The house was built in 1890, designed and commissioned to the specifications of Clifford Shand as a wedding gift to his bride Henri. Since its restoration to the original color scheme in 1999, Shand House is perhaps one of the best-preserved examples of original gingerbread architecture in the area. Family members continuously occupied Shand House until the death of Clifford and Henri’s daughter Gwendolyn, and its displays reflect 100 years of the continuous material history of a family home. The interpreters focus their presentations on the family members, particularly Henri. A number of her paintings adorn the walls in the front rooms. The Shands had two children, Gwendolyn and Errol, neither of whom married. Gwendolyn Shand attended Acadia Seminary in Wolfville in 1910, and went on to study at McGill University and pursue a career in social work. After she retired, she returned to Windsor to live in the house where she was born for the rest of her life.

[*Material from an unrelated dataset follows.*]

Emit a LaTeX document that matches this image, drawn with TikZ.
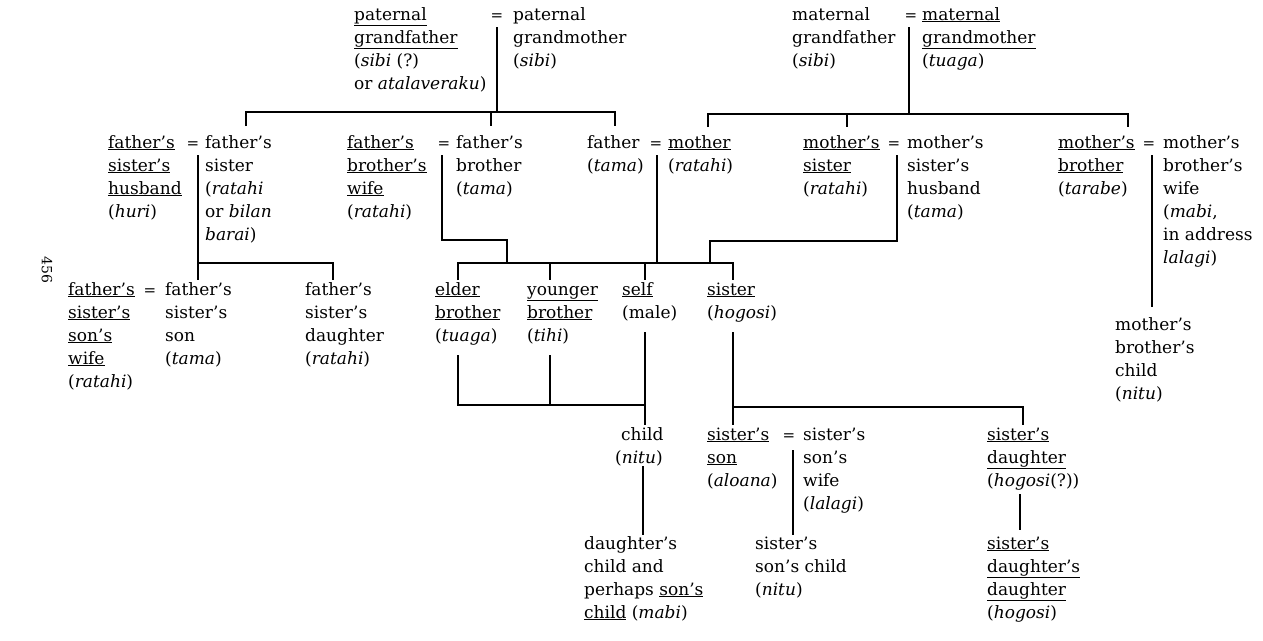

Since much of the interpretation revolves around Mrs. Shand, the layout of the house reflects her tastes and concerns. The lower floor, with its tiled storm porch, grand staircase, divided formal — and somewhat less formal — receiving parlors, and imposing oak paneled dining room brings the visitor an impressive glimpse of late Victorian life as experienced by a prosperous merchant family. Upstairs, the main bedroom is decorated as it would have been for Clifford and Henri, and includes a carriage and some items from the children’s early years. Another bedroom is Gwendolyn’s room, and includes such features as the graduation dress that she wore when she completed her studies at Acadia. A smaller room is decorated simply, and was apparently used by Errol Shand during visits to his family as an adult. After training as an engineer, Errol moved to New York and spent most of his life there. Leading up the back stairs from the kitchen, there is also the maid’s bedroom, and a discretely placed laundry cupboard and linen press fitted into a recess in the wall off the back upstairs landing. A cyclist of some note, Clifford Shand’s experiences are documented in a number of portraits located downstairs and in the viewing tower, and there is a replica of his bicycle that is displayed on the porch while the museum is open. The nursery, which features a beautiful stained-glass window, is now used as a staff room.

The participants, Patricia and I met in this room on Friday mornings for our group discussions. Comparative work and follow-up research conducted after Shand House closed for the season in mid-October took place at the nearby West Hants Historical Society Museum, a community facility dedicated to documenting and preserving information about the everyday life of Windsor and surrounding area through artifacts and photographs. The West Hants Historical Society Museum also has an extensive genealogical library, which the women enjoyed discovering.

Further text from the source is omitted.